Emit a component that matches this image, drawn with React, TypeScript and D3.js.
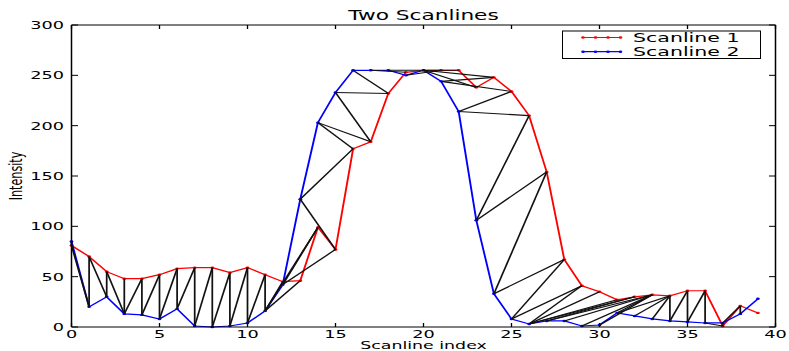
import React from 'react';
import * as d3 from 'd3';

const indices = [0,1,2,3,4,5,6,7,8,9,10,11,12,13,14,15,16,17,18,19,20,21,22,23,24,25,26,27,28,29,30,31,32,33,34,35,36,37,38,39];
const scanline1 = [81,70,55,48,48,52,58,59,59,54,59,52,45,46,99,77,177,184,232,253,255,255,255,238,248,234,210,154,67,41,35,27,30,32,31,36,36,1,21,14];
const scanline2 = [85,20,30,13,12,8,18,1,0,1,4,16,42,127,203,233,255,255,255,250,255,244,214,106,33,8,3,6,6,1,2,14,11,8,6,5,4,4,13,28];

// warping path pairs: index into scanline1 / scanline2
const alignA = [0,0,1,1,2,2,3,4,4,5,5,6,6,7,7,8,8,9,9,10,10,11,11,12,13,14,14,15,15,16,16,17,17,18,18,19,20,21,22,23,24,24,25,25,26,26,27,27,28,28,29,29,30,31,32,32,33,33,33,33,33,34,34,34,34,35,35,36,36,37,37,38,38];
const alignB = [0,1,1,2,2,3,3,3,4,4,5,5,6,6,7,7,8,8,9,9,10,10,11,11,11,11,12,12,13,13,14,14,15,15,16,17,18,19,20,20,20,21,21,22,22,23,23,24,24,25,25,26,26,26,26,27,27,28,29,30,31,31,32,33,34,34,35,35,36,36,37,37,38];

const xTicks = [0,5,10,15,20,25,30,35,40];
const yTicks = [0,50,100,150,200,250,300];
const seriesNames = ['Scanline 1','Scanline 2'];
const seriesColors = ['#ff0000','#0000ff'];
const titleText = 'Two Scanlines';
const xLabel = 'Scanline index';
const yLabel = 'Intensity';

const SX = 1.58; // horizontal stretch of the reference
const FONT = "'DejaVu Sans', sans-serif";

function StretchText({x, y, size, anchor = 'start', rotate = 0, children}: any) {
  return (
    <g transform={`translate(${x},${y}) scale(${SX},1) rotate(${rotate})`}>
      <text x={0} y={0} fontSize={size} fontFamily={FONT} textAnchor={anchor} fill="#000">{children}</text>
    </g>
  );
}

export default function App() {
  const W = 789, H = 351;
  const L = 71.5, R = 775.5, T = 25, B = 327;
  const x = d3.scaleLinear().domain([0, 40]).range([L / SX, R / SX]);
  const xs = (v: number) => x(v) * SX;
  const y = d3.scaleLinear().domain([0, 300]).range([B, T]);
  const line = d3.line<number>().x((d, i) => x(indices[i])).y(d => y(d));
  const series = [scanline1, scanline2];

  return (
    <svg width={W} height={H} style={{position: 'absolute', left: 0, top: 0, background: '#fff'}}>
      <rect x={0} y={0} width={W} height={H} fill="#fff" />
      <g transform={`scale(${SX},1)`}>
        {series.map((s, k) => (
          <g key={k}>
            <path d={line(s) || ''} fill="none" stroke={seriesColors[k]} strokeWidth={1.2} />
            {s.map((v, i) => (
              <circle key={i} cx={x(indices[i])} cy={y(v)} r={1.2} fill={seriesColors[k]} />
            ))}
          </g>
        ))}
        {alignA.map((a, i) => (
          <line key={i} x1={x(indices[a])} y1={y(scanline1[a])} x2={x(indices[alignB[i]])} y2={y(scanline2[alignB[i]])}
            stroke="#111" strokeWidth={1.1} />
        ))}
      </g>
      {/* ticks */}
      {xTicks.map(t => (
        <g key={'xt' + t}>
          <line x1={xs(t)} x2={xs(t)} y1={B} y2={B - 4} stroke="#000" strokeWidth={1.3} />
          <line x1={xs(t)} x2={xs(t)} y1={T} y2={T + 4} stroke="#000" strokeWidth={1.3} />
          <StretchText x={xs(t)} y={337.6} size={11.2} anchor="middle">{String(t)}</StretchText>
        </g>
      ))}
      {yTicks.map(t => (
        <g key={'yt' + t}>
          <line x1={L} x2={L + 6.5} y1={y(t)} y2={y(t)} stroke="#000" strokeWidth={1} />
          <line x1={R} x2={R - 6.5} y1={y(t)} y2={y(t)} stroke="#000" strokeWidth={1} />
          <StretchText x={64} y={y(t) + 4.1} size={11.2} anchor="end">{String(t)}</StretchText>
        </g>
      ))}
      {/* frame */}
      <line x1={L} x2={R} y1={T} y2={T} stroke="#000" strokeWidth={1} />
      <line x1={L} x2={R} y1={B} y2={B} stroke="#000" strokeWidth={1} />
      <line x1={L} x2={L} y1={T} y2={B} stroke="#000" strokeWidth={1.5} />
      <line x1={R} x2={R} y1={T} y2={B} stroke="#000" strokeWidth={1.5} />
      {/* labels */}
      <StretchText x={(L + R) / 2} y={19.5} size={13.7} anchor="middle">{titleText}</StretchText>
      <StretchText x={(L + R) / 2} y={349.2} size={11} anchor="middle">{xLabel}</StretchText>
      <StretchText x={22} y={(T + B) / 2} size={11.2} anchor="middle" rotate={-90}>{yLabel}</StretchText>
      {/* legend */}
      <rect x={562.5} y={31} width={198} height={27.5} fill="#fff" stroke="#000" strokeWidth={1} />
      {seriesNames.map((n, k) => {
        const ly = 37.5 + k * 14.2;
        return (
          <g key={n}>
            <line x1={582} x2={621} y1={ly} y2={ly} stroke={seriesColors[k]} strokeWidth={1.2} />
            {[0, 1, 2, 3].map(j => (
              <ellipse key={j} cx={583 + j * 12.5} cy={ly} rx={1.8} ry={1.2} fill={seriesColors[k]} />
            ))}
            <StretchText x={633} y={ly + 4.6} size={13}>{n}</StretchText>
          </g>
        );
      })}
    </svg>
  );
}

━━━━━━━━━━━━━━━━

- _Set exercise_
Working from the material above, transcribe it exactly while omitting pictures.

- _Correct output_
Emit a component that matches this image, drawn with React, TypeScript and D3.js.
import React from 'react';
import * as d3 from 'd3';

const indices = [0,1,2,3,4,5,6,7,8,9,10,11,12,13,14,15,16,17,18,19,20,21,22,23,24,25,26,27,28,29,30,31,32,33,34,35,36,37,38,39];
const scanline1 = [81,70,55,48,48,52,58,59,59,54,59,52,45,46,99,77,177,184,232,253,255,255,255,238,248,234,210,154,67,41,35,27,30,32,31,36,36,1,21,14];
const scanline2 = [85,20,30,13,12,8,18,1,0,1,4,16,42,127,203,233,255,255,255,250,255,244,214,106,33,8,3,6,6,1,2,14,11,8,6,5,4,4,13,28];

// warping path pairs: index into scanline1 / scanline2
const alignA = [0,0,1,1,2,2,3,4,4,5,5,6,6,7,7,8,8,9,9,10,10,11,11,12,13,14,14,15,15,16,16,17,17,18,18,19,20,21,22,23,24,24,25,25,26,26,27,27,28,28,29,29,30,31,32,32,33,33,33,33,33,34,34,34,34,35,35,36,36,37,37,38,38];
const alignB = [0,1,1,2,2,3,3,3,4,4,5,5,6,6,7,7,8,8,9,9,10,10,11,11,11,11,12,12,13,13,14,14,15,15,16,17,18,19,20,20,20,21,21,22,22,23,23,24,24,25,25,26,26,26,26,27,27,28,29,30,31,31,32,33,34,34,35,35,36,36,37,37,38];

const xTicks = [0,5,10,15,20,25,30,35,40];
const yTicks = [0,50,100,150,200,250,300];
const seriesNames = ['Scanline 1','Scanline 2'];
const seriesColors = ['#ff0000','#0000ff'];
const titleText = 'Two Scanlines';
const xLabel = 'Scanline index';
const yLabel = 'Intensity';

const SX = 1.58; // horizontal stretch of the reference
const FONT = "'DejaVu Sans', sans-serif";

function StretchText({x, y, size, anchor = 'start', rotate = 0, children}: any) {
  return (
    <g transform={`translate(${x},${y}) scale(${SX},1) rotate(${rotate})`}>
      <text x={0} y={0} fontSize={size} fontFamily={FONT} textAnchor={anchor} fill="#000">{children}</text>
    </g>
  );
}

export default function App() {
  const W = 789, H = 351;
  const L = 71.5, R = 775.5, T = 25, B = 327;
  const x = d3.scaleLinear().domain([0, 40]).range([L / SX, R / SX]);
  const xs = (v: number) => x(v) * SX;
  const y = d3.scaleLinear().domain([0, 300]).range([B, T]);
  const line = d3.line<number>().x((d, i) => x(indices[i])).y(d => y(d));
  const series = [scanline1, scanline2];

  return (
    <svg width={W} height={H} style={{position: 'absolute', left: 0, top: 0, background: '#fff'}}>
      <rect x={0} y={0} width={W} height={H} fill="#fff" />
      <g transform={`scale(${SX},1)`}>
        {series.map((s, k) => (
          <g key={k}>
            <path d={line(s) || ''} fill="none" stroke={seriesColors[k]} strokeWidth={1.2} />
            {s.map((v, i) => (
              <circle key={i} cx={x(indices[i])} cy={y(v)} r={1.2} fill={seriesColors[k]} />
            ))}
          </g>
        ))}
        {alignA.map((a, i) => (
          <line key={i} x1={x(indices[a])} y1={y(scanline1[a])} x2={x(indices[alignB[i]])} y2={y(scanline2[alignB[i]])}
            stroke="#111" strokeWidth={1.1} />
        ))}
      </g>
      {/* ticks */}
      {xTicks.map(t => (
        <g key={'xt' + t}>
          <line x1={xs(t)} x2={xs(t)} y1={B} y2={B - 4} stroke="#000" strokeWidth={1.3} />
          <line x1={xs(t)} x2={xs(t)} y1={T} y2={T + 4} stroke="#000" strokeWidth={1.3} />
          <StretchText x={xs(t)} y={337.6} size={11.2} anchor="middle">{String(t)}</StretchText>
        </g>
      ))}
      {yTicks.map(t => (
        <g key={'yt' + t}>
          <line x1={L} x2={L + 6.5} y1={y(t)} y2={y(t)} stroke="#000" strokeWidth={1} />
          <line x1={R} x2={R - 6.5} y1={y(t)} y2={y(t)} stroke="#000" strokeWidth={1} />
          <StretchText x={64} y={y(t) + 4.1} size={11.2} anchor="end">{String(t)}</StretchText>
        </g>
      ))}
      {/* frame */}
      <line x1={L} x2={R} y1={T} y2={T} stroke="#000" strokeWidth={1} />
      <line x1={L} x2={R} y1={B} y2={B} stroke="#000" strokeWidth={1} />
      <line x1={L} x2={L} y1={T} y2={B} stroke="#000" strokeWidth={1.5} />
      <line x1={R} x2={R} y1={T} y2={B} stroke="#000" strokeWidth={1.5} />
      {/* labels */}
      <StretchText x={(L + R) / 2} y={19.5} size={13.7} anchor="middle">{titleText}</StretchText>
      <StretchText x={(L + R) / 2} y={349.2} size={11} anchor="middle">{xLabel}</StretchText>
      <StretchText x={22} y={(T + B) / 2} size={11.2} anchor="middle" rotate={-90}>{yLabel}</StretchText>
      {/* legend */}
      <rect x={562.5} y={31} width={198} height={27.5} fill="#fff" stroke="#000" strokeWidth={1} />
      {seriesNames.map((n, k) => {
        const ly = 37.5 + k * 14.2;
        return (
          <g key={n}>
            <line x1={582} x2={621} y1={ly} y2={ly} stroke={seriesColors[k]} strokeWidth={1.2} />
            {[0, 1, 2, 3].map(j => (
              <ellipse key={j} cx={583 + j * 12.5} cy={ly} rx={1.8} ry={1.2} fill={seriesColors[k]} />
            ))}
            <StretchText x={633} y={ly + 4.6} size={13}>{n}</StretchText>
          </g>
        );
      })}
    </svg>
  );
}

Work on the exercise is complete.